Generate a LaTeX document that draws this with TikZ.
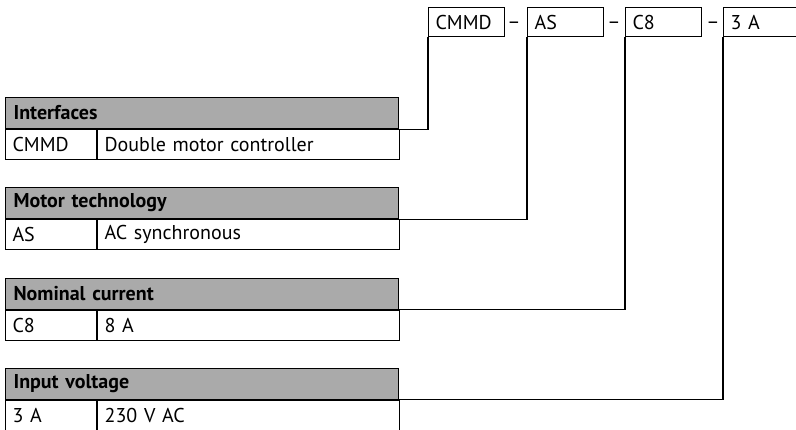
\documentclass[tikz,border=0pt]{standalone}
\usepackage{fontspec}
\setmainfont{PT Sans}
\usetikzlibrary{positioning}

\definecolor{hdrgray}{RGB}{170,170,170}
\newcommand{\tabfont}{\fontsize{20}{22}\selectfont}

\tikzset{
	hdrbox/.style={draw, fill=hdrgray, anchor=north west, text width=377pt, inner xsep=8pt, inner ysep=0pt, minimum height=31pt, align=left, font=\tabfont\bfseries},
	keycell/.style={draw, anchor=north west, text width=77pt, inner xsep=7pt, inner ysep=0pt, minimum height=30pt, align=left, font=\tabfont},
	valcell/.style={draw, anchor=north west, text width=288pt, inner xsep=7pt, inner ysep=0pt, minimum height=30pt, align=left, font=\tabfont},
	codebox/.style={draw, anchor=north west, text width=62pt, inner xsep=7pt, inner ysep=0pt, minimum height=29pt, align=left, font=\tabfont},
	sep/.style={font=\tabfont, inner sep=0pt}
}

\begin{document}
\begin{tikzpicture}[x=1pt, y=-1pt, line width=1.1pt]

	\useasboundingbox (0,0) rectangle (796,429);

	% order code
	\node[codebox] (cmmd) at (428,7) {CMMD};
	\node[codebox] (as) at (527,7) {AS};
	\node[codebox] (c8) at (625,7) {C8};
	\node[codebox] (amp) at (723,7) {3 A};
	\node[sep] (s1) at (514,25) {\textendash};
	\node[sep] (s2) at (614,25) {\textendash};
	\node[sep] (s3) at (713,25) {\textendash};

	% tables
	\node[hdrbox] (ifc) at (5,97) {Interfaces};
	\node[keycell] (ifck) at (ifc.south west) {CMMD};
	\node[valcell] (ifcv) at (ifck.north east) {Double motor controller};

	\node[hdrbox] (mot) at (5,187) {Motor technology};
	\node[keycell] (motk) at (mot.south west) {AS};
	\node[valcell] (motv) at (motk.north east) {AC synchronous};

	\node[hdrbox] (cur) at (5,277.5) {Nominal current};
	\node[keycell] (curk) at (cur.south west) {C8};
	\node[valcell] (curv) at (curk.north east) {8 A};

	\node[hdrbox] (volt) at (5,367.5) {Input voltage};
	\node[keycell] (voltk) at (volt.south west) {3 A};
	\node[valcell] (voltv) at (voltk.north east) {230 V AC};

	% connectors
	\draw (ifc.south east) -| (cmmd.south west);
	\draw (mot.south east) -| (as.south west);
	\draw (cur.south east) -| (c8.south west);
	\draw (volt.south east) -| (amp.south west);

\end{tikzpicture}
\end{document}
|---|
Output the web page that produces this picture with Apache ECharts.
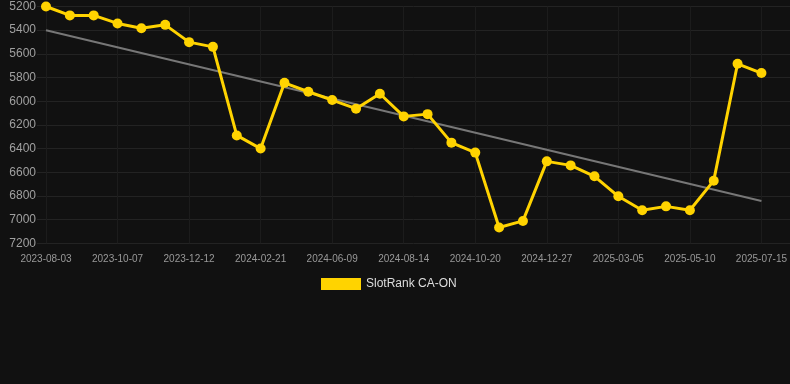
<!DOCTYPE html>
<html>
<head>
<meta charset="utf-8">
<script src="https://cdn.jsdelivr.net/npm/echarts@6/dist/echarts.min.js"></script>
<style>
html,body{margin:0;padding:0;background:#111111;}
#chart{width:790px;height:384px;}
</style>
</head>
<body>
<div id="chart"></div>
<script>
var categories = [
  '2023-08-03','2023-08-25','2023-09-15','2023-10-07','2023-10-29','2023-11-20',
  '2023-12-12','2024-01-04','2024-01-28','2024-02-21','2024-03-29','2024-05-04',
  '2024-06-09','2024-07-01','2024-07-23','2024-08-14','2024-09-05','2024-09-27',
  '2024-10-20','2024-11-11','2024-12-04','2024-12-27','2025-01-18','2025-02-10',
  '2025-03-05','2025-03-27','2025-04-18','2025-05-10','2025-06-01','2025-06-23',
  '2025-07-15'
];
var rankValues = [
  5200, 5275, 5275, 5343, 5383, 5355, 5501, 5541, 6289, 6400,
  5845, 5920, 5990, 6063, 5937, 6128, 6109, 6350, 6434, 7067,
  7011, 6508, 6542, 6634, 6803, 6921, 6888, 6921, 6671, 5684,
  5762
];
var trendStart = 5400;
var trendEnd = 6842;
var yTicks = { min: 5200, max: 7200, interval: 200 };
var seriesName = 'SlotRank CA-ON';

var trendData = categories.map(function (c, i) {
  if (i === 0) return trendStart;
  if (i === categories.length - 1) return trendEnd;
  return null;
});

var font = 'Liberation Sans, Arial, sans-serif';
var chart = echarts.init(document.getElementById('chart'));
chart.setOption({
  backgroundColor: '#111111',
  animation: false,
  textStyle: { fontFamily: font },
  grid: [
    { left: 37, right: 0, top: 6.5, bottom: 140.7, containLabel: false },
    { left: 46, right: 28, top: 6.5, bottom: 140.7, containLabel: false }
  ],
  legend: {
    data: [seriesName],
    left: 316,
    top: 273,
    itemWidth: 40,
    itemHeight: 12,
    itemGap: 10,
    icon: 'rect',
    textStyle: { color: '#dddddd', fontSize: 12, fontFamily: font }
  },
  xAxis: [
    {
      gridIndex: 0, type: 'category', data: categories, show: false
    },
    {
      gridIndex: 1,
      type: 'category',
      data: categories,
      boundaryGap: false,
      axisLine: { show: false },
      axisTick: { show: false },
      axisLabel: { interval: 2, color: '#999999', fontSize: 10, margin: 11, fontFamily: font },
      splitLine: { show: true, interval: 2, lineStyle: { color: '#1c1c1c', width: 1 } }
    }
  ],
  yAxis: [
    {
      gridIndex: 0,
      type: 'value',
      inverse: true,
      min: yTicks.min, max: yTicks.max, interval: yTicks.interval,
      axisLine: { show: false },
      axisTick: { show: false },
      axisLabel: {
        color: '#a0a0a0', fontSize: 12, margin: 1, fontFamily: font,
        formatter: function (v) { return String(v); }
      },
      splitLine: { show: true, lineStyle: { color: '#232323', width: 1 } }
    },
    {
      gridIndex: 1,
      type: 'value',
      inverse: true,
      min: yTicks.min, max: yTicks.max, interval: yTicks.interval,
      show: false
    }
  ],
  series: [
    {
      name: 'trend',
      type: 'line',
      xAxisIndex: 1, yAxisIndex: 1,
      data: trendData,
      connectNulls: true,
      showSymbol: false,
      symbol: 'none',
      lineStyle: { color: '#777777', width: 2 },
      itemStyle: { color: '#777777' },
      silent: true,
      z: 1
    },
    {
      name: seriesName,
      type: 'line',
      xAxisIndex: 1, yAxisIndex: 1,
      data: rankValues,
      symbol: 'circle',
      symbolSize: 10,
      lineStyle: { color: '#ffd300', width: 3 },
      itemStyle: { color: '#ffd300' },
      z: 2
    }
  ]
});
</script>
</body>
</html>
|---|
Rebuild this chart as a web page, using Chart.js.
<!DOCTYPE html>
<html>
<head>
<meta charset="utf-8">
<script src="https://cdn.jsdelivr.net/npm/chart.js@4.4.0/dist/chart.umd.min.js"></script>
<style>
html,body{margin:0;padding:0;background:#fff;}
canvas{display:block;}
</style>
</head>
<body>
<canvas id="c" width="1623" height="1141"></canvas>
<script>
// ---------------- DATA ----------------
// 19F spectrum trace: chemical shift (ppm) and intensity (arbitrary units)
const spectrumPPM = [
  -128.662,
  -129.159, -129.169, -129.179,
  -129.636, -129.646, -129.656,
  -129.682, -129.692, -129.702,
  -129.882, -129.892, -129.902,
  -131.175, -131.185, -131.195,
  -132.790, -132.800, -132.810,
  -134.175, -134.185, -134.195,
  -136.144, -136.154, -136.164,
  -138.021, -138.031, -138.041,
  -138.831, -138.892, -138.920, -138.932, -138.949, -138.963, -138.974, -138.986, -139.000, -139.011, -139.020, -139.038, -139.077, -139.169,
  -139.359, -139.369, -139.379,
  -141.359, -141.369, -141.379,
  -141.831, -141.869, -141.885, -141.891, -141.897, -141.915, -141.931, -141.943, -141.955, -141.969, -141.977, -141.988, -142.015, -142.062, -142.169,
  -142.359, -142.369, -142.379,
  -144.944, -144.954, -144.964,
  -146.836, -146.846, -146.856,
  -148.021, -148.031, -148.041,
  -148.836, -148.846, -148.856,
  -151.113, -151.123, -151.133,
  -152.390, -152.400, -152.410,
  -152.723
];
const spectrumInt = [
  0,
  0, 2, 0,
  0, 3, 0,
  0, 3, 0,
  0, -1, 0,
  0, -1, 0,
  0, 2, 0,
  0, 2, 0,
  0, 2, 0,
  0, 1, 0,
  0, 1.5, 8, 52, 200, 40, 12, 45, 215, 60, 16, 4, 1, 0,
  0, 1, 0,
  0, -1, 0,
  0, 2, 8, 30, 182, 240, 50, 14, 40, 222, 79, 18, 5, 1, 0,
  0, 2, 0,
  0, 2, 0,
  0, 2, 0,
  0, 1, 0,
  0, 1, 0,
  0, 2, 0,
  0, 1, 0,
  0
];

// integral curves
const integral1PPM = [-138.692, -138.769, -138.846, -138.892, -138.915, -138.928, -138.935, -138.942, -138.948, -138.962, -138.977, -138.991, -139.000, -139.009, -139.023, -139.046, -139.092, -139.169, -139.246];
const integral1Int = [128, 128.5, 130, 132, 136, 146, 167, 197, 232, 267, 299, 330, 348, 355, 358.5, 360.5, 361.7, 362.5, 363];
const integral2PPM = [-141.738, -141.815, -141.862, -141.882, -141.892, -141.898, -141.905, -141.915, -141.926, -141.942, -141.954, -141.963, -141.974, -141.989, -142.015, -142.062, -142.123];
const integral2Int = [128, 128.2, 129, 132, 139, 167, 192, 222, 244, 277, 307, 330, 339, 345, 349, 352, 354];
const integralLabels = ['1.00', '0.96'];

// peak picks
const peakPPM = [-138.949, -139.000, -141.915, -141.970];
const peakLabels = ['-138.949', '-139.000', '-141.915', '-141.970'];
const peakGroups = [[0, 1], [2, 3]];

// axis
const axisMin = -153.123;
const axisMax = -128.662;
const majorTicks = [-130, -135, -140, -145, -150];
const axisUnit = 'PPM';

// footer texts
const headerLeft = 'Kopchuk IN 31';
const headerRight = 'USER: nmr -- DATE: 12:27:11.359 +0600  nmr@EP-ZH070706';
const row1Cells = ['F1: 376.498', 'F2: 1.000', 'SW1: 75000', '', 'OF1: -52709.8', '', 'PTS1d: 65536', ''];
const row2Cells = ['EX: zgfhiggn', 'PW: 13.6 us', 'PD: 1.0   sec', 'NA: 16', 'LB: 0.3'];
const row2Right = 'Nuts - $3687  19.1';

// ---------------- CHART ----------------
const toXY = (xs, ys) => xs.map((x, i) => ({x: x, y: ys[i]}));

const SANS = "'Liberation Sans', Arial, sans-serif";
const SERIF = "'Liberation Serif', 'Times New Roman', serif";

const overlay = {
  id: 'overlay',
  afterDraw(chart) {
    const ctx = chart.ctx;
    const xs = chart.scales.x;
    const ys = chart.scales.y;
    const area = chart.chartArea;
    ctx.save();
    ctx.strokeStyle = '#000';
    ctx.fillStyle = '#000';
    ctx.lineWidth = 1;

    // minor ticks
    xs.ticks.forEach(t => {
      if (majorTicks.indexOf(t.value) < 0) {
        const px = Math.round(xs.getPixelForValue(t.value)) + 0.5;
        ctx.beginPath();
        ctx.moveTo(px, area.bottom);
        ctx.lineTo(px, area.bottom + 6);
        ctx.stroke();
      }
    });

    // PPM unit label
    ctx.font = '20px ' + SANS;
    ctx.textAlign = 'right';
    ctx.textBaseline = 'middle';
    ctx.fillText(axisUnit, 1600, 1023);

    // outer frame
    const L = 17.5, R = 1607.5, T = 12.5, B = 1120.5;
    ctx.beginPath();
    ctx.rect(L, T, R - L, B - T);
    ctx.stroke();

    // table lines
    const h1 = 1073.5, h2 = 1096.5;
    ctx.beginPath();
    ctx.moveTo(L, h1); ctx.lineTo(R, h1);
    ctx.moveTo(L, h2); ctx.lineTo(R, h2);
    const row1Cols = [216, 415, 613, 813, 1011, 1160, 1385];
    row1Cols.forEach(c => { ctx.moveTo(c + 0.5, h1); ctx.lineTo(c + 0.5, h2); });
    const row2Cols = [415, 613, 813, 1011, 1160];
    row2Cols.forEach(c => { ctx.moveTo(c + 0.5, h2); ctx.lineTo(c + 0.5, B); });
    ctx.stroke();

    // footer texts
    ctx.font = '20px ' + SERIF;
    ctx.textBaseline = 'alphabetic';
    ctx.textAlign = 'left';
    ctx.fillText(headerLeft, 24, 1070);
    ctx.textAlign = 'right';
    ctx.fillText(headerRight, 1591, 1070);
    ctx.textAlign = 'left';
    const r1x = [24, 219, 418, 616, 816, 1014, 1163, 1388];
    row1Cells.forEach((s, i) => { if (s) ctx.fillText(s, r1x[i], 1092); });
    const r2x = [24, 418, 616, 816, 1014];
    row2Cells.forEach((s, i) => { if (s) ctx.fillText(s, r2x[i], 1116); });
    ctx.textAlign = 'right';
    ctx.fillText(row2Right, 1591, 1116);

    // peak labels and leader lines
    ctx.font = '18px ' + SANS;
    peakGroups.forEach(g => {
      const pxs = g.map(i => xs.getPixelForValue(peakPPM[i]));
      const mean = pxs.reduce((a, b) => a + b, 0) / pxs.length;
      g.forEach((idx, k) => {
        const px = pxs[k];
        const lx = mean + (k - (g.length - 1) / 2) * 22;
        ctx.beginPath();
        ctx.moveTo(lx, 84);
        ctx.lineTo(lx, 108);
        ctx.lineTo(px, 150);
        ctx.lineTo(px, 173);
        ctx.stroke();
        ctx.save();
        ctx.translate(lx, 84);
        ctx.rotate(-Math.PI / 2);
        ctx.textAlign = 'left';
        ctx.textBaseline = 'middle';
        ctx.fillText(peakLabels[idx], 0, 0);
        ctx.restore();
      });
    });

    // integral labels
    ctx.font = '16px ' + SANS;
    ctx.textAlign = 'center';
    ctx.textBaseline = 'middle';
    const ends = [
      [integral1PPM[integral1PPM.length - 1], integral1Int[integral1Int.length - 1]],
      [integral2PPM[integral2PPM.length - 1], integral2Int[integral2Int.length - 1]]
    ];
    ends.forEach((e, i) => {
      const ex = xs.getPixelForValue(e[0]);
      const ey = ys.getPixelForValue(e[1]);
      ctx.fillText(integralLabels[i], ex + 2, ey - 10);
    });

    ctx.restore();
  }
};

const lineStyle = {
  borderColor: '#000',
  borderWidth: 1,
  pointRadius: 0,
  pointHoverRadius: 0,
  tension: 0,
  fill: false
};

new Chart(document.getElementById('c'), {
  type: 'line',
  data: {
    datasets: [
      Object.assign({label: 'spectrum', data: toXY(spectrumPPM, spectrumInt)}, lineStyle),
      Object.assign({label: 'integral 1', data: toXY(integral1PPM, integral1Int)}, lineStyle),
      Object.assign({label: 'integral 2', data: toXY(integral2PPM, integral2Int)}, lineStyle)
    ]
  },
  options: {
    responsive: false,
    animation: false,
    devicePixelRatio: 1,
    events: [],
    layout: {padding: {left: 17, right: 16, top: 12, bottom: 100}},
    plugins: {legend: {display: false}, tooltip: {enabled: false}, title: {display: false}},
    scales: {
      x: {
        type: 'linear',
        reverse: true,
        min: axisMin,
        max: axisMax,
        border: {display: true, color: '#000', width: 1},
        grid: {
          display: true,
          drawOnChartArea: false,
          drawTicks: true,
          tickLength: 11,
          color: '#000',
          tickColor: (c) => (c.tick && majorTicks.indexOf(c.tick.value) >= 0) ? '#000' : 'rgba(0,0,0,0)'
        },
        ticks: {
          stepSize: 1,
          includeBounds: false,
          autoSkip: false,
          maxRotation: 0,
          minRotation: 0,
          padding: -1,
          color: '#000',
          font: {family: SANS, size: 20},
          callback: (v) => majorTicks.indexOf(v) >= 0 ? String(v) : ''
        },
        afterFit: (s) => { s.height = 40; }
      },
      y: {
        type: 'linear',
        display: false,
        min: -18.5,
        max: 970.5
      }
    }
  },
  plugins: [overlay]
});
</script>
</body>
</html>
|---|
- TASK OBJECTIVE
Above are the records. Copy word for word only their lines from the one holding "Generate a LaTeX" through the one holding "(0,0) rectangle (796,429);", both included, and skip the images.

- SOLUTION FOR THIS TASK
Generate a LaTeX document that draws this with TikZ.
\documentclass[tikz,border=0pt]{standalone}
\usepackage{fontspec}
\setmainfont{PT Sans}
\usetikzlibrary{positioning}

\definecolor{hdrgray}{RGB}{170,170,170}
\newcommand{\tabfont}{\fontsize{20}{22}\selectfont}

\tikzset{
	hdrbox/.style={draw, fill=hdrgray, anchor=north west, text width=377pt, inner xsep=8pt, inner ysep=0pt, minimum height=31pt, align=left, font=\tabfont\bfseries},
	keycell/.style={draw, anchor=north west, text width=77pt, inner xsep=7pt, inner ysep=0pt, minimum height=30pt, align=left, font=\tabfont},
	valcell/.style={draw, anchor=north west, text width=288pt, inner xsep=7pt, inner ysep=0pt, minimum height=30pt, align=left, font=\tabfont},
	codebox/.style={draw, anchor=north west, text width=62pt, inner xsep=7pt, inner ysep=0pt, minimum height=29pt, align=left, font=\tabfont},
	sep/.style={font=\tabfont, inner sep=0pt}
}

\begin{document}
\begin{tikzpicture}[x=1pt, y=-1pt, line width=1.1pt]

	\useasboundingbox (0,0) rectangle (796,429);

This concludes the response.